* [PROBLEM TO WORK ON]: Leave out the pictures and print only the lines from the one with "Write a Python" through the one with "from matplotlib.patches import Circle", exactly as they are.

* [GIVEN RECORDS]:
★ ★ ★ ★ ★

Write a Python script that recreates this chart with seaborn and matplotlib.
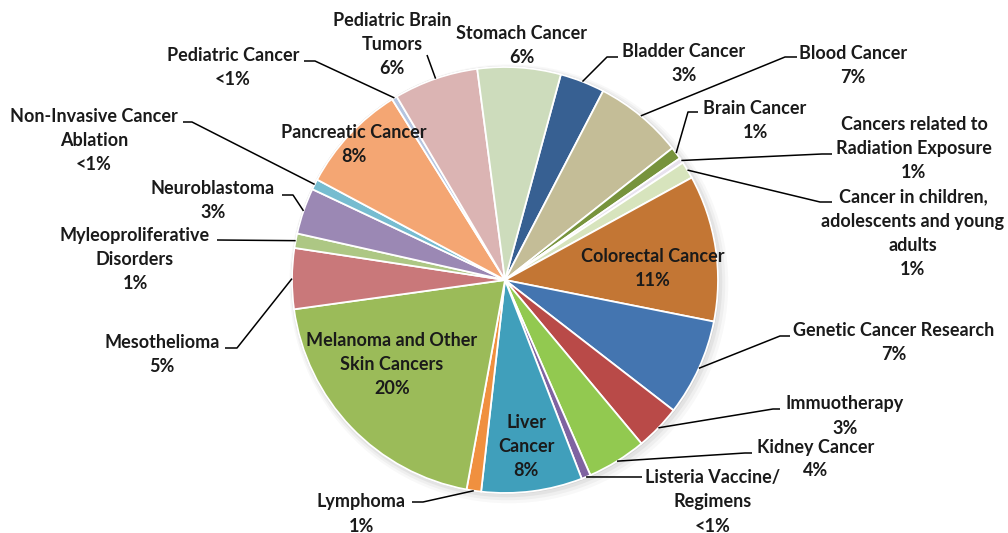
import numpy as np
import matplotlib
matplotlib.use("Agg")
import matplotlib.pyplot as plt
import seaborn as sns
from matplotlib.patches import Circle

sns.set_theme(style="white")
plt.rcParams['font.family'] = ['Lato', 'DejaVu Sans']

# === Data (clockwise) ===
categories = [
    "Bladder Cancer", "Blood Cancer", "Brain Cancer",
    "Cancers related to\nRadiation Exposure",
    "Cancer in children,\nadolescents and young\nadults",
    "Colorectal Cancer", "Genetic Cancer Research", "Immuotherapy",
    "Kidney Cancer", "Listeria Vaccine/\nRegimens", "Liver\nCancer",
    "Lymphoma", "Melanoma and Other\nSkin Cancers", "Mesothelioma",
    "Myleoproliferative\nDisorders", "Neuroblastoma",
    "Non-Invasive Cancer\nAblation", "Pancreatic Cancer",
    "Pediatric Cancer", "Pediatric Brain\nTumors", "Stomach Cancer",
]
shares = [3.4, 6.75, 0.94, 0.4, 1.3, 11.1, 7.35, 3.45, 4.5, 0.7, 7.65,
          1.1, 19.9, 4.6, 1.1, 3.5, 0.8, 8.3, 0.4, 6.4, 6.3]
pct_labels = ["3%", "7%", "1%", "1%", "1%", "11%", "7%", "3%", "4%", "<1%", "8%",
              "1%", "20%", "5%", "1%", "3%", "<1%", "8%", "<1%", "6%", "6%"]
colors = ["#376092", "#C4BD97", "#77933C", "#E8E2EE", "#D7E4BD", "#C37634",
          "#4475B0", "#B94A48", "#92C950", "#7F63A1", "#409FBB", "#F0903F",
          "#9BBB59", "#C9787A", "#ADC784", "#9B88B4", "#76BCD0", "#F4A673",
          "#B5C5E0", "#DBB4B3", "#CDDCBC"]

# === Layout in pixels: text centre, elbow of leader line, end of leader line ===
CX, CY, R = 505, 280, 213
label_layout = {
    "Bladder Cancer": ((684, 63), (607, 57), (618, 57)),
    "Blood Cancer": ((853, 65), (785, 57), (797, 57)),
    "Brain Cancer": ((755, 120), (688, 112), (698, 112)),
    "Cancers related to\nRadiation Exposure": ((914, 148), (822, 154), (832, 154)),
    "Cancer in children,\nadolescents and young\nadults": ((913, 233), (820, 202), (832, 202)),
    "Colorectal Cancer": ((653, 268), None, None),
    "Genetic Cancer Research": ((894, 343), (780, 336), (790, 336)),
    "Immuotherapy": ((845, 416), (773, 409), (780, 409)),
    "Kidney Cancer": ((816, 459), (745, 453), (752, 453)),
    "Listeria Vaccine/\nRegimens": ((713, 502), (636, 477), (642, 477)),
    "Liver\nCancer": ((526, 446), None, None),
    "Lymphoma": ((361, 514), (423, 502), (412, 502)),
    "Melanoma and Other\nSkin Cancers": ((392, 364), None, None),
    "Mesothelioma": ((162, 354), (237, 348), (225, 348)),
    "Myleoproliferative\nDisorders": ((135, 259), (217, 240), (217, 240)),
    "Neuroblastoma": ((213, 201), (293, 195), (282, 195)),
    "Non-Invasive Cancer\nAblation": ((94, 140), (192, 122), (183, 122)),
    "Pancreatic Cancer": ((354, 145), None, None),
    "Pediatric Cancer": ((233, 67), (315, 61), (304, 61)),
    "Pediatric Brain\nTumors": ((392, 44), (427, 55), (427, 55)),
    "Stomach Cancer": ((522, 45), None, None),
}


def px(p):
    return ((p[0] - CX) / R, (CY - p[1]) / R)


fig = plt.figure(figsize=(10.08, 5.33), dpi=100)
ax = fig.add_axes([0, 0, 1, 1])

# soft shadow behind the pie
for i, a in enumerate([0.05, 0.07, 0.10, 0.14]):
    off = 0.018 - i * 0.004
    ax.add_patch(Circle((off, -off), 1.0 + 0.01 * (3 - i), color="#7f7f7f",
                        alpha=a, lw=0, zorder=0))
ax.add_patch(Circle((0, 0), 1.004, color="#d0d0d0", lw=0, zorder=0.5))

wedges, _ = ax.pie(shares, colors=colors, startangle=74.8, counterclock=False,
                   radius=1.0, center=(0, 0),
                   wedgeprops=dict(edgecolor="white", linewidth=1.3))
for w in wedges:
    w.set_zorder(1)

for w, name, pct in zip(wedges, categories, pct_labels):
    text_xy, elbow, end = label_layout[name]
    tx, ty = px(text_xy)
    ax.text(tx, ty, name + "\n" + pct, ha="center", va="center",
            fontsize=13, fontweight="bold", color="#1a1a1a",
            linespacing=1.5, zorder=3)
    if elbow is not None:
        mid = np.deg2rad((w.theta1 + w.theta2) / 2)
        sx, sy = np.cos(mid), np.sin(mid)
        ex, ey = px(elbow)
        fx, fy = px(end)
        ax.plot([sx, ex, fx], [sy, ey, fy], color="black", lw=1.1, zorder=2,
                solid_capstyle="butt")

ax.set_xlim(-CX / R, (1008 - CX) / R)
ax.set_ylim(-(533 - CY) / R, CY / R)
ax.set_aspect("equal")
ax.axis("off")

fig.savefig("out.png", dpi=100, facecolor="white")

★ ★ ★ ★ ★

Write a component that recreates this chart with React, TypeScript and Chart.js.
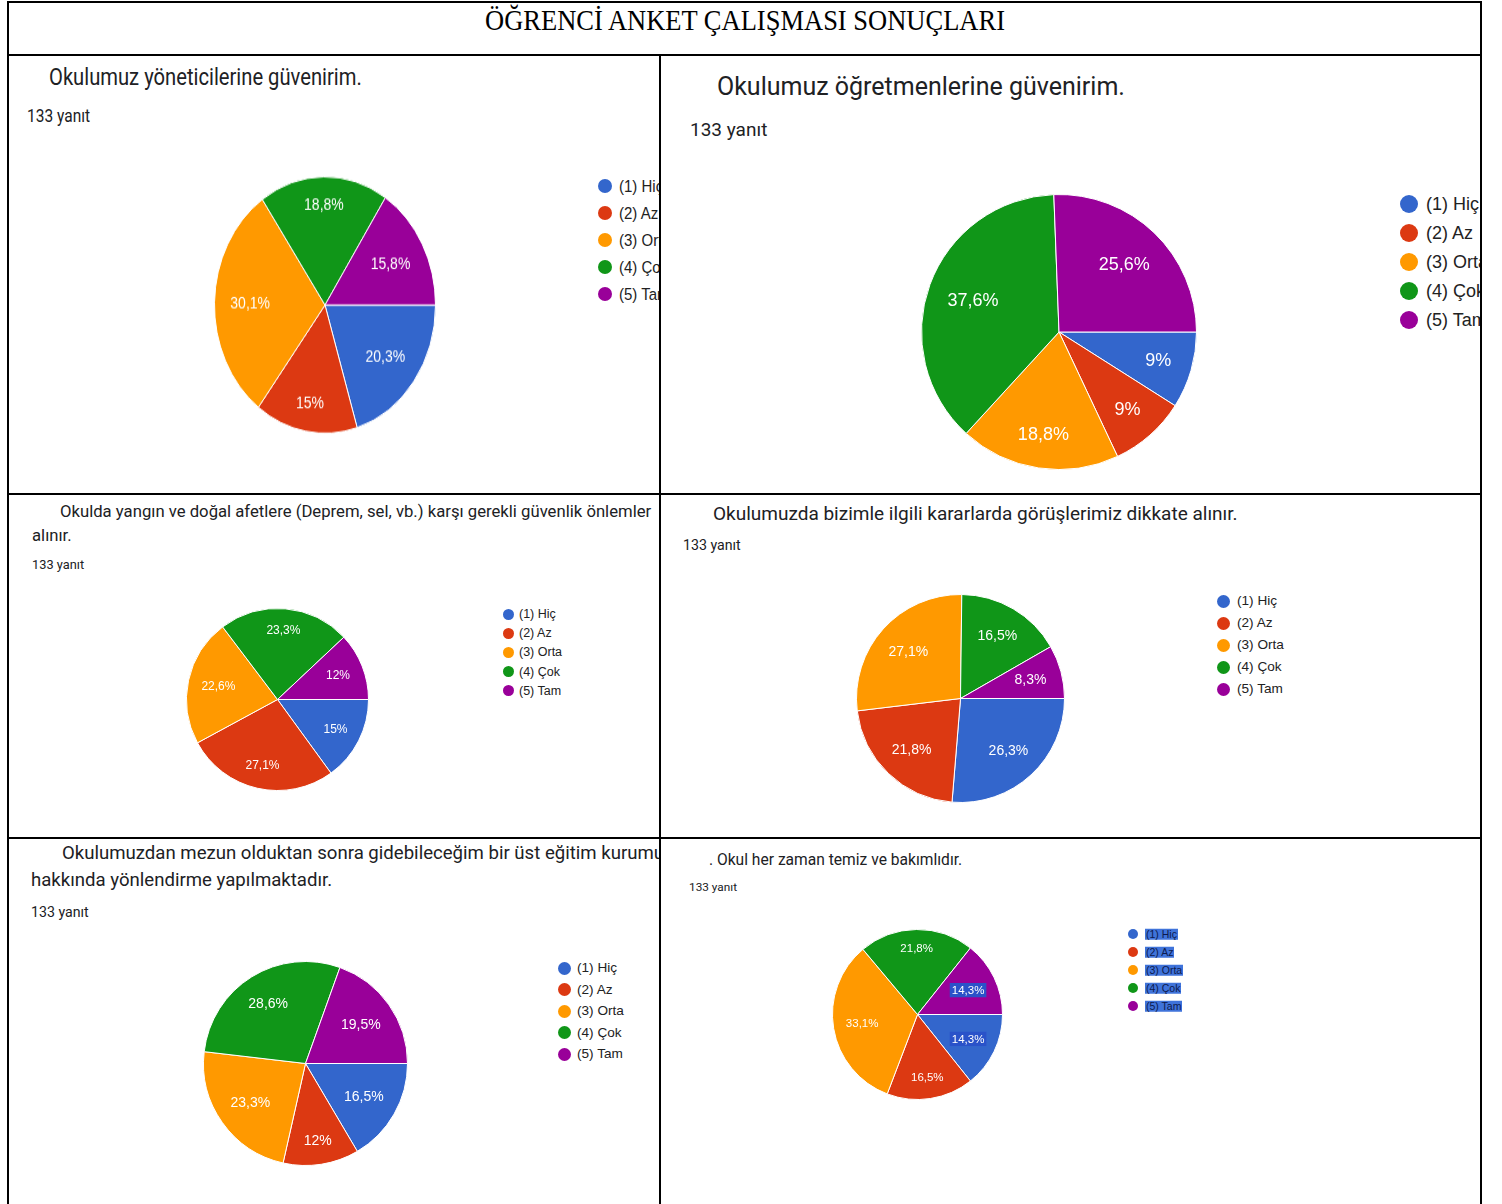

★ ★ ★ ★ ★

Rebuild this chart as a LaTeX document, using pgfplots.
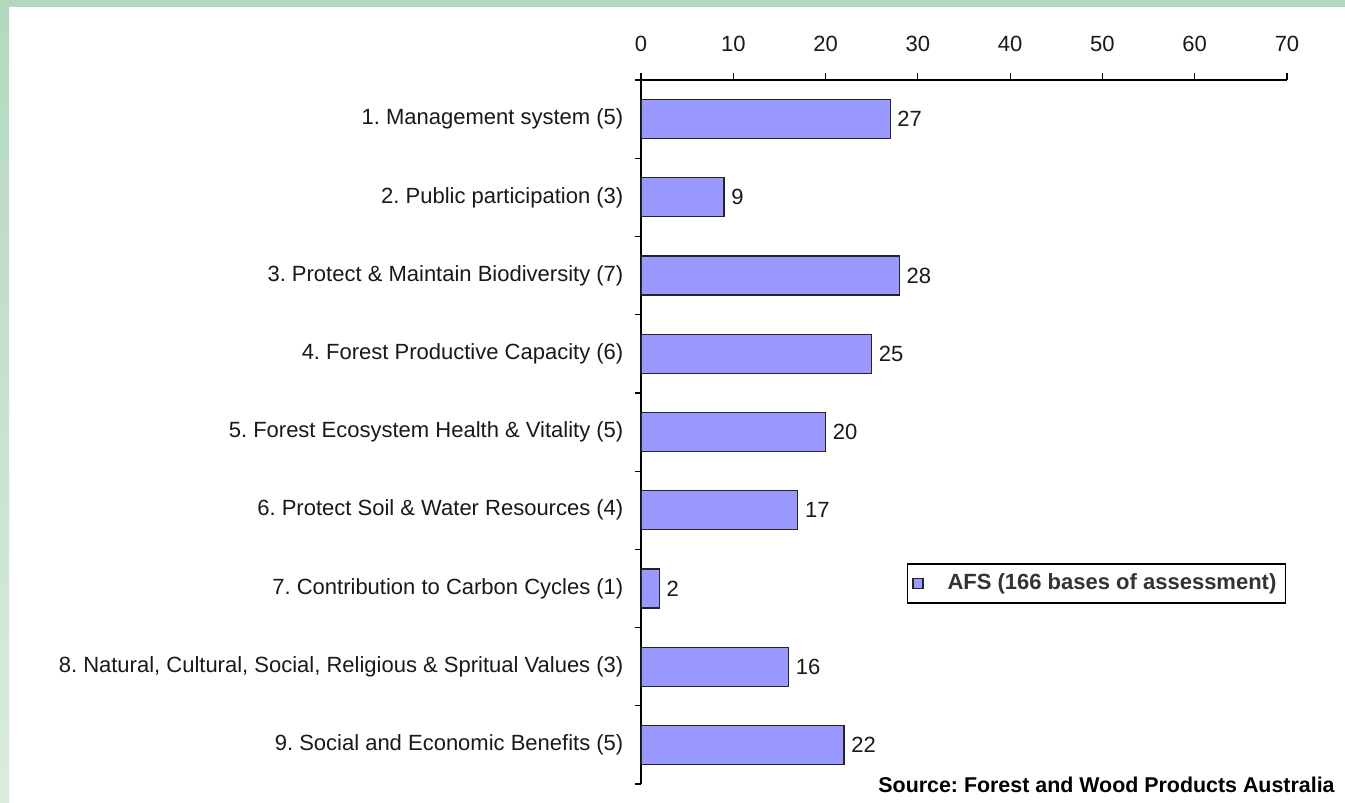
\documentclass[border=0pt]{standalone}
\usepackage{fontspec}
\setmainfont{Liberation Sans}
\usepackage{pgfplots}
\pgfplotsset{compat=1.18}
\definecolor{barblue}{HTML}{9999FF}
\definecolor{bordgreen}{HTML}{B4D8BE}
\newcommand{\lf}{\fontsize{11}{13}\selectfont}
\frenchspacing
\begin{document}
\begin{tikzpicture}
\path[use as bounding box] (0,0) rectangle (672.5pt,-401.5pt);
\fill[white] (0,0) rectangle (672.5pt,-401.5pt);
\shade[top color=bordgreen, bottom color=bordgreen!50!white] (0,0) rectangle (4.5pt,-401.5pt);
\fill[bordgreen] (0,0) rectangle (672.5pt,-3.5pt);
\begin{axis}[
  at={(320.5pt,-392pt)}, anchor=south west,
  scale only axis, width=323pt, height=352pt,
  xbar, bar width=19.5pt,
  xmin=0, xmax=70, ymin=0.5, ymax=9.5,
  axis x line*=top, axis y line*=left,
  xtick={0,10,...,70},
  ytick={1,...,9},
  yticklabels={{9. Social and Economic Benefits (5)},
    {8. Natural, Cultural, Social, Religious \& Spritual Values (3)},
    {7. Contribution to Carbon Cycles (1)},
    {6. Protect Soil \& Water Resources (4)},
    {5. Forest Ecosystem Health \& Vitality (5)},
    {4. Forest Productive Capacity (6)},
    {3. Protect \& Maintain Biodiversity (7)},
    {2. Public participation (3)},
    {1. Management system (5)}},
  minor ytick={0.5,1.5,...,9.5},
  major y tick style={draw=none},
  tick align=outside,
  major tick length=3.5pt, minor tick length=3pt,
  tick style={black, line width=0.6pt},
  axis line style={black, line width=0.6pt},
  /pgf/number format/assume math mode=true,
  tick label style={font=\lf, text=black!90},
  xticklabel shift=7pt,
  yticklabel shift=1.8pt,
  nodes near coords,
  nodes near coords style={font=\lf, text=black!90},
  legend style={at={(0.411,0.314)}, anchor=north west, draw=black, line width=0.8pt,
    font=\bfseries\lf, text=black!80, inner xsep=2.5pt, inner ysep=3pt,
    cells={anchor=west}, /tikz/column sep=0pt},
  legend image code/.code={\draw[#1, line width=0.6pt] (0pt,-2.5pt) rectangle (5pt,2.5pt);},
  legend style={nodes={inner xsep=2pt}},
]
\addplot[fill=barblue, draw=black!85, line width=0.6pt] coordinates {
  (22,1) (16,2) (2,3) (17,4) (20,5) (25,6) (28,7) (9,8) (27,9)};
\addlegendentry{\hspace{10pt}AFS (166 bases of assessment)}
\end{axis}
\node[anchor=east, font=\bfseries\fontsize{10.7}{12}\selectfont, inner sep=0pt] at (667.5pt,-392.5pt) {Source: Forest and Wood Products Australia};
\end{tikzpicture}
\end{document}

★ ★ ★ ★ ★

* [TASK SOLUTION]:
Write a Python script that recreates this chart with seaborn and matplotlib.
import numpy as np
import matplotlib
matplotlib.use("Agg")
import matplotlib.pyplot as plt
import seaborn as sns
from matplotlib.patches import Circle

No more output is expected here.